__PROBLEM STATEMENT__
Will you write out the data exactly, excluding every picture?

========

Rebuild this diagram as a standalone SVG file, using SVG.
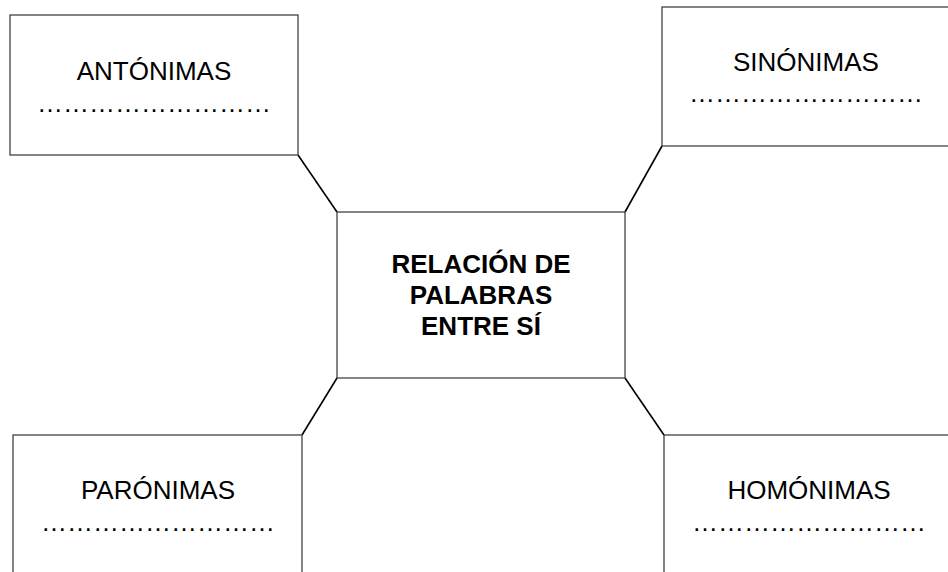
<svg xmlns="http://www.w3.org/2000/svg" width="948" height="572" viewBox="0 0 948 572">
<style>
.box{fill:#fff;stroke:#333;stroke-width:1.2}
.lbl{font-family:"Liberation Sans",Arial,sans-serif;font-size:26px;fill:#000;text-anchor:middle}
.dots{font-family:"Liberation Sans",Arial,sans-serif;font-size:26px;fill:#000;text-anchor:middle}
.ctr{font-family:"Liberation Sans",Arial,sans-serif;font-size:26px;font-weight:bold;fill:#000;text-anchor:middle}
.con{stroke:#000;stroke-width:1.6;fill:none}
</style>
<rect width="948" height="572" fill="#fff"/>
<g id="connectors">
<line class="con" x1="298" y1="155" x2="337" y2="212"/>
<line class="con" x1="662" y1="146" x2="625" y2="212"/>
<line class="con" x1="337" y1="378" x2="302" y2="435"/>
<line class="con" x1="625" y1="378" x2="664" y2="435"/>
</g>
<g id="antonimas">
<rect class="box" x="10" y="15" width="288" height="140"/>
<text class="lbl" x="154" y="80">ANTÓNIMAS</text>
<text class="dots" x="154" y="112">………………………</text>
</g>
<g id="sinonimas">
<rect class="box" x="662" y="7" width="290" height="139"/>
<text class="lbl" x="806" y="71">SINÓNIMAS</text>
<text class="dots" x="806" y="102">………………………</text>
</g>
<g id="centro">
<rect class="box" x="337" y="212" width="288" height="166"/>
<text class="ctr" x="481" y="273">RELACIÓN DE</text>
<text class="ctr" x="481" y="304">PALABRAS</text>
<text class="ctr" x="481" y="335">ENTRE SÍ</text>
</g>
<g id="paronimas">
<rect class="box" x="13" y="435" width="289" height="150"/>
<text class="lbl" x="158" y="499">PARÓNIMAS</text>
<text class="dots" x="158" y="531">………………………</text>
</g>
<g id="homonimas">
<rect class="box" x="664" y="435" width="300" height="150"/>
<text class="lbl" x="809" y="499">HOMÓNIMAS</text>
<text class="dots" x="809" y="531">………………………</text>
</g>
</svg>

========

__THE OUTPUT__
Rebuild this diagram as a standalone SVG file, using SVG.
<svg xmlns="http://www.w3.org/2000/svg" width="948" height="572" viewBox="0 0 948 572">
<style>
.box{fill:#fff;stroke:#333;stroke-width:1.2}
.lbl{font-family:"Liberation Sans",Arial,sans-serif;font-size:26px;fill:#000;text-anchor:middle}
.dots{font-family:"Liberation Sans",Arial,sans-serif;font-size:26px;fill:#000;text-anchor:middle}
.ctr{font-family:"Liberation Sans",Arial,sans-serif;font-size:26px;font-weight:bold;fill:#000;text-anchor:middle}
.con{stroke:#000;stroke-width:1.6;fill:none}
</style>
<rect width="948" height="572" fill="#fff"/>
<g id="connectors">
<line class="con" x1="298" y1="155" x2="337" y2="212"/>
<line class="con" x1="662" y1="146" x2="625" y2="212"/>
<line class="con" x1="337" y1="378" x2="302" y2="435"/>
<line class="con" x1="625" y1="378" x2="664" y2="435"/>
</g>
<g id="antonimas">
<rect class="box" x="10" y="15" width="288" height="140"/>
<text class="lbl" x="154" y="80">ANTÓNIMAS</text>
<text class="dots" x="154" y="112">………………………</text>
</g>
<g id="sinonimas">
<rect class="box" x="662" y="7" width="290" height="139"/>
<text class="lbl" x="806" y="71">SINÓNIMAS</text>
<text class="dots" x="806" y="102">………………………</text>
</g>
<g id="centro">
<rect class="box" x="337" y="212" width="288" height="166"/>
<text class="ctr" x="481" y="273">RELACIÓN DE</text>
<text class="ctr" x="481" y="304">PALABRAS</text>
<text class="ctr" x="481" y="335">ENTRE SÍ</text>
</g>
<g id="paronimas">
<rect class="box" x="13" y="435" width="289" height="150"/>
<text class="lbl" x="158" y="499">PARÓNIMAS</text>
<text class="dots" x="158" y="531">………………………</text>
</g>
<g id="homonimas">
<rect class="box" x="664" y="435" width="300" height="150"/>
<text class="lbl" x="809" y="499">HOMÓNIMAS</text>
<text class="dots" x="809" y="531">………………………</text>
</g>
</svg>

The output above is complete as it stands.